In the Philippines, early voting returns from nearly a dozen southern provinces show most residents do not want to join an expanded autonomous Muslim region. The government staged the plebiscite in the hopes of helping end 30 years of Muslim separatist violence in the mostly-Roman Catholic Philippines.

The chairman of the Philippines Commission on Elections, Alfredo Benipayo, told reporters, based on early returns, it seems votes against expanding Muslim autonomy are overwhelming. Eleven southern provinces in the southern Philippines voted Tuesday on whether to join four predominantly Muslim provinces in the Autonomous Region for Muslim Mindanao, known as ARMM.

The government of the predominantly Christian nation offered autonomy hoping to ease pressure by Muslim guerrillas for a separate state in the region. President Gloria Arroyo campaigned for the measure, calling it an intelligent alternative to secession.

Presidential Spokesman Rigoberto Tiglao told VOA Wednesday rejection of autonomy is not a setback. "It's the people's voice. It's the decision of residents of those areas in Mindanao," he said.
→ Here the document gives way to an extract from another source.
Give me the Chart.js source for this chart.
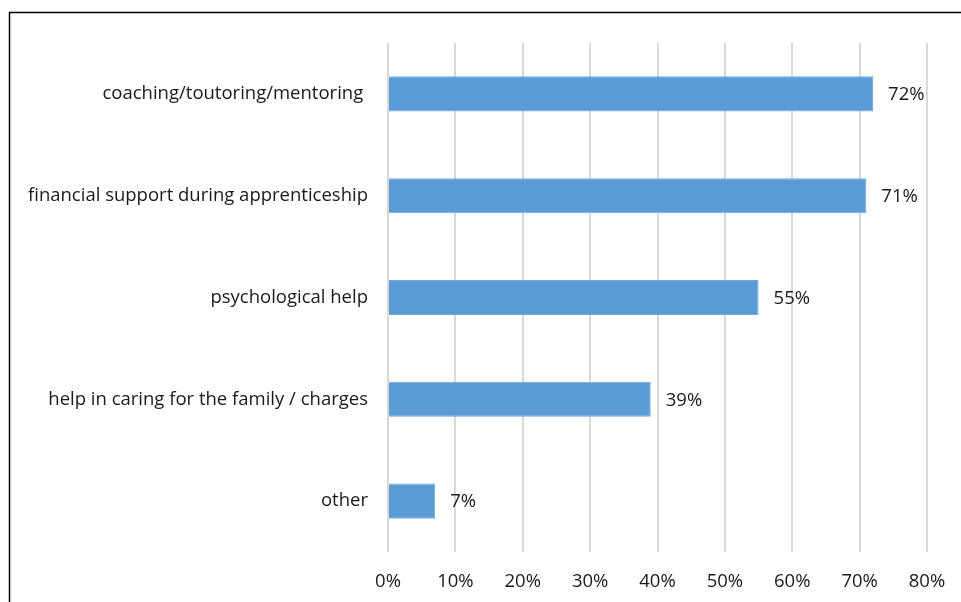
<!DOCTYPE html>
<html>
<head>
<meta charset="utf-8">
<script src="https://cdn.jsdelivr.net/npm/chart.js@4"></script>
<style>
  html, body { margin: 0; padding: 0; background: #fff; }
  #wrap { position: relative; width: 961px; height: 602px; }
</style>
</head>
<body>
<div id="wrap"><canvas id="barChart" width="961" height="602"></canvas></div>
<script>
const categories = [
    'coaching/toutoring/mentoring ',
    'financial support during apprenticeship',
    'psychological help',
    'help in caring for the family / charges',
    'other'
];
const shares = [72, 71, 55, 39, 7];   // percent of respondents
const tickValues = [0, 10, 20, 30, 40, 50, 60, 70, 80];

const FONT = '"Open Sans", Lato, sans-serif';
const FONT_SIZE = 18.5;
const TEXT = '#1a1a1a';

// frame line at top and left, like the cropped picture
const framePlugin = {
    id: 'frame',
    beforeDraw(chart) {
        const ctx = chart.ctx;
        ctx.save();
        ctx.fillStyle = '#fff';
        ctx.fillRect(0, 0, chart.width, chart.height);
        ctx.strokeStyle = '#000';
        ctx.lineWidth = 1.5;
        ctx.beginPath();
        ctx.moveTo(9.5, chart.height);
        ctx.lineTo(9.5, 12.5);
        ctx.lineTo(chart.width, 12.5);
        ctx.stroke();
        ctx.restore();
    }
};

// value labels to the right of each bar
const valueLabels = {
    id: 'valueLabels',
    afterDatasetsDraw(chart) {
        const ctx = chart.ctx;
        const meta = chart.getDatasetMeta(0);
        ctx.save();
        ctx.font = FONT_SIZE + 'px ' + FONT;
        ctx.fillStyle = TEXT;
        ctx.textAlign = 'left';
        ctx.textBaseline = 'middle';
        meta.data.forEach((bar, i) => {
            ctx.fillText(shares[i] + '%', bar.x + 15, bar.y + 1);
        });
        ctx.restore();
    }
};

new Chart(document.getElementById('barChart'), {
    type: 'bar',
    data: {
        labels: categories,
        datasets: [{
            data: shares,
            backgroundColor: '#5B9BD5',
            borderColor: '#6FA8DC',
            borderWidth: 1,
            categoryPercentage: 1,
            barPercentage: 0.345
        }]
    },
    options: {
        indexAxis: 'y',
        responsive: false,
        animation: false,
        layout: { padding: { top: 43, right: 34, left: 0, bottom: 0 } },
        scales: {
            x: {
                min: 0,
                max: 80,
                afterBuildTicks: axis => { axis.ticks = tickValues.map(v => ({ value: v })); },
                afterFit: axis => {
                    axis.height = 50;
                    axis.paddingLeft = 0;   // let layout padding decide the right edge
                    axis.paddingRight = 0;
                },
                ticks: {
                    padding: 19,
                    color: TEXT,
                    font: { family: FONT, size: FONT_SIZE },
                    callback: v => v + '%'
                },
                grid: { color: '#d9d9d9', lineWidth: 2, drawTicks: false },
                border: { display: false }
            },
            y: {
                afterFit: axis => { axis.width = 388; },
                ticks: {
                    padding: 12,
                    color: TEXT,
                    font: { family: FONT, size: FONT_SIZE }
                },
                grid: { display: false },
                border: { display: false }
            }
        },
        plugins: {
            legend: { display: false },
            tooltip: { enabled: false }
        }
    },
    plugins: [framePlugin, valueLabels]
});
</script>
</body>
</html>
The Autonomous Region was created as part of a peace agreement five years ago with the Moro National Liberation Front, which abandoned its secessionist struggle in exchange for power sharing with the central government.

The Philippine government is holding peace talks with another break-away group, the Moro Islamic Liberation Front, but this group boycotted the plebiscite saying it did not grant enough self rule. The presidential spokesman said the outcome of the plebiscite will not affect these negotiations.

Officials say voters in the predominantly Christian areas appear to have rejected the proposal to join the ARMM. But they say early returns in Muslim parts of Basilan Island appear to favor joining the Autonomous Region.

Guerrillas of the Abu Sayyaf Muslim group are active on this island and have taken a score of hostages, including Americans. But the Philippine government refuses to negotiate with them saying they are criminals who are using kidnapping to extort money.